А напротив, по ту сторону Кольца, удобно, словно в кресле, развалившись, наблюдал за происходящим гениальный бас-эмигрант, первый Народный артист республики — и первый, как раз к десятилетию этой самой республики, лишенный ее почетного звания, а заодно, разумеется, и права жить в ней, за то, что во время гастролей парижских дал благотворительный концерт в пользу эмигрантских детей…
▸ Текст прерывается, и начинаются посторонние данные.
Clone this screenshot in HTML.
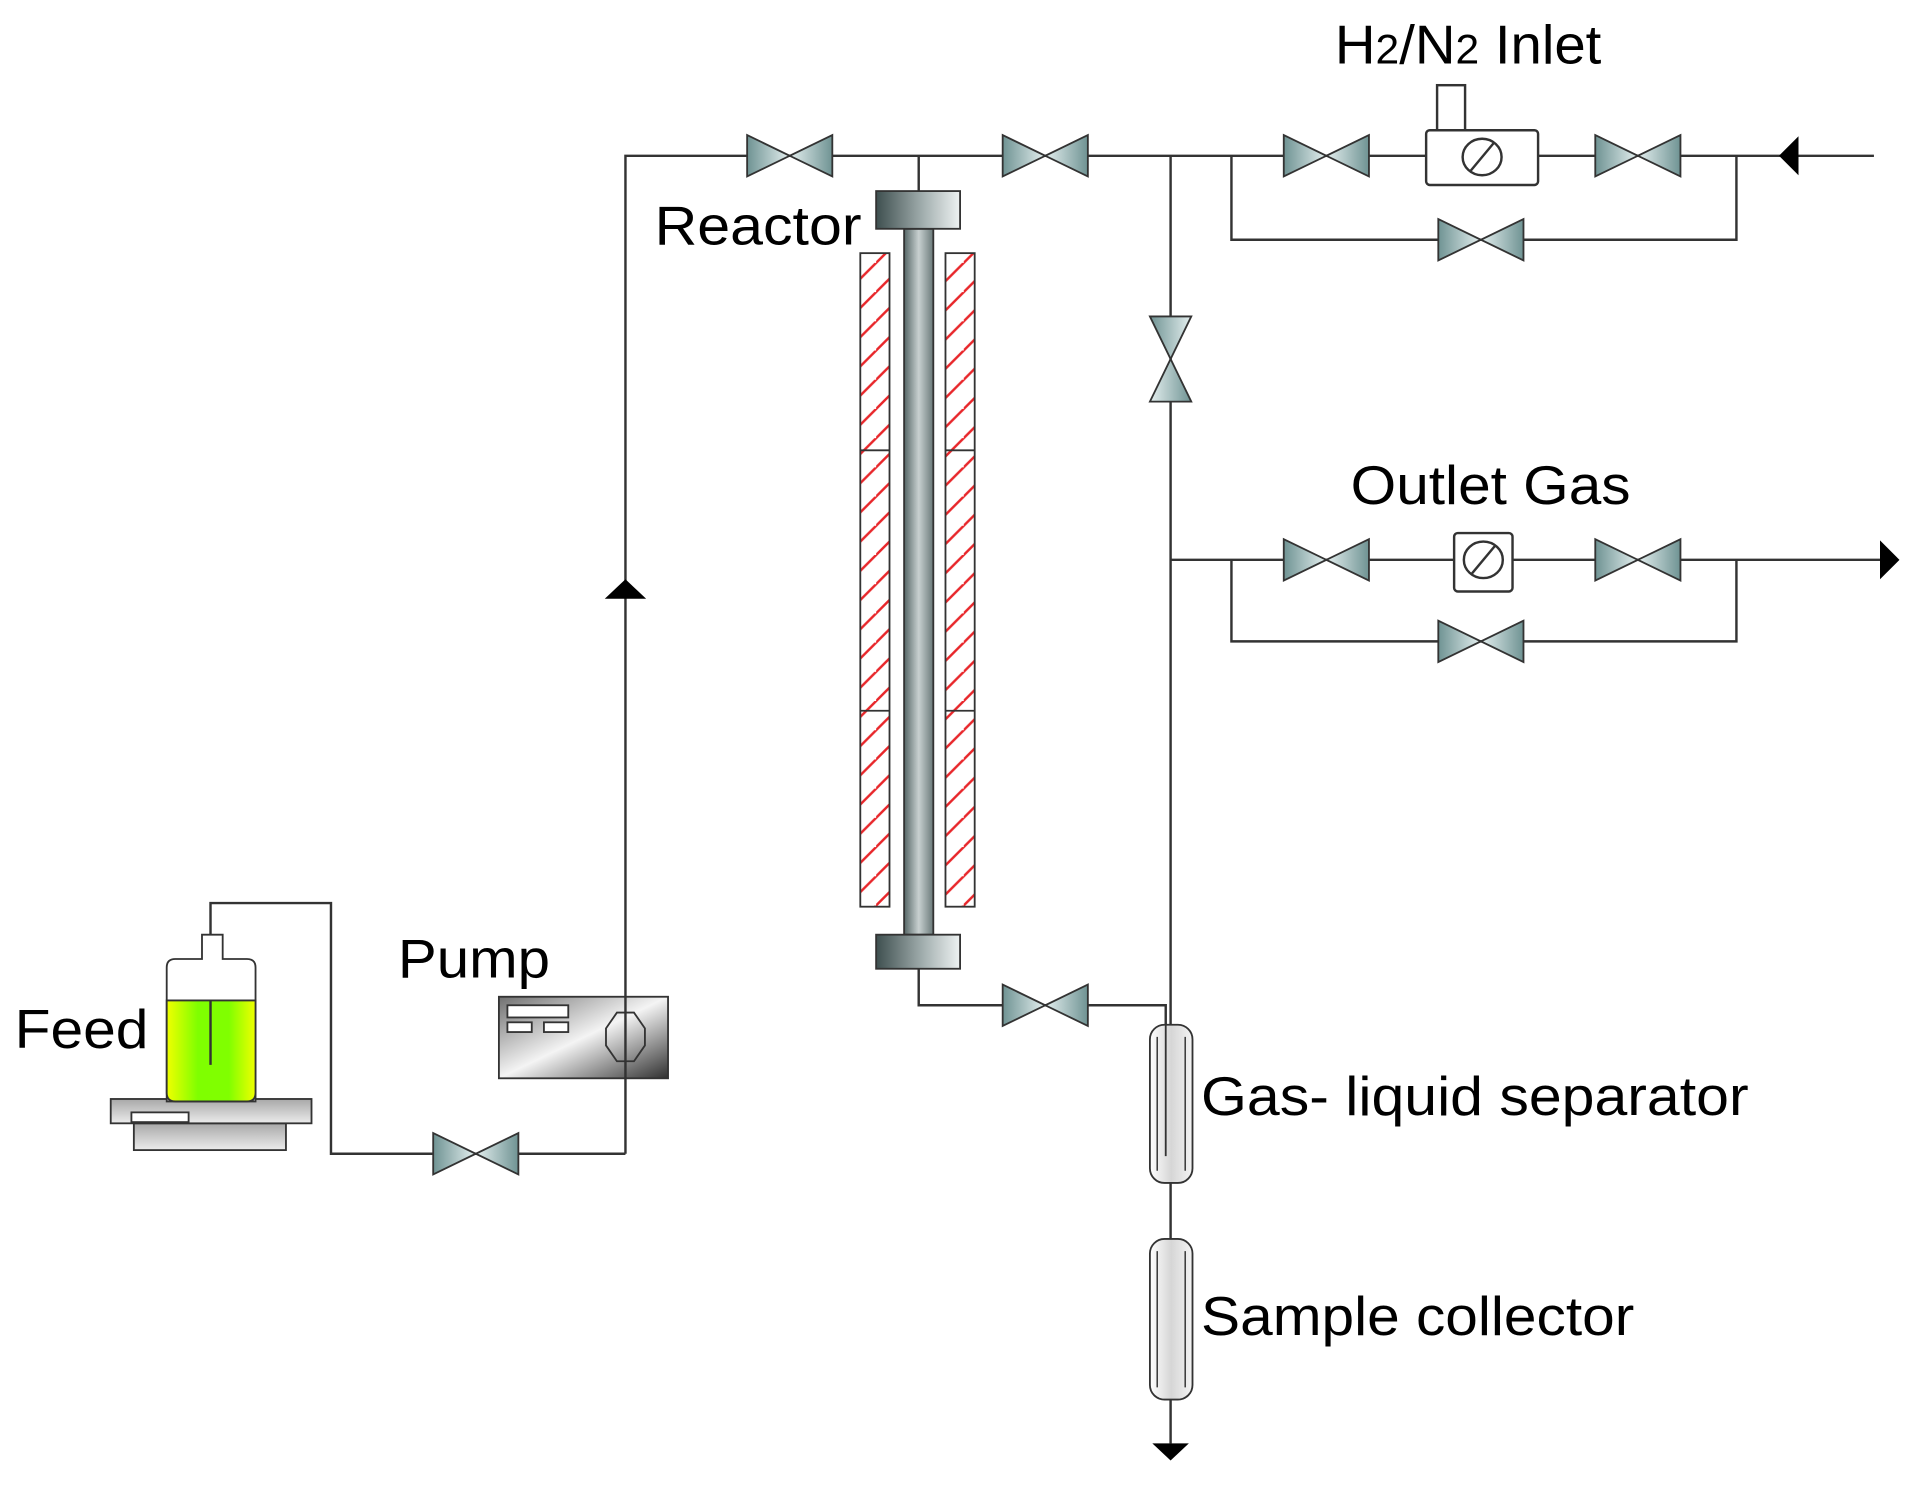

В полдень начались слова: какого-то неведомого парламентария и Сергея Юрского, Евгения Рейна и министра культуры, если верно помню, Авдеева… И в момент, когда министр не без видимой натуги вымолвил, что «прежняя власть» вынудила Бродского покинуть страну — и его «приютила» Америка, вкось, со стороны американского посольства, внезапно задул порывистый ветер и начал досрочно сдирать покрывало с памятника поэту, и двое дежурных дворников-таджиков, в чистенькой цветастой форме со сверкающими на солнце полосками, бросились натягивать полотнище обратно…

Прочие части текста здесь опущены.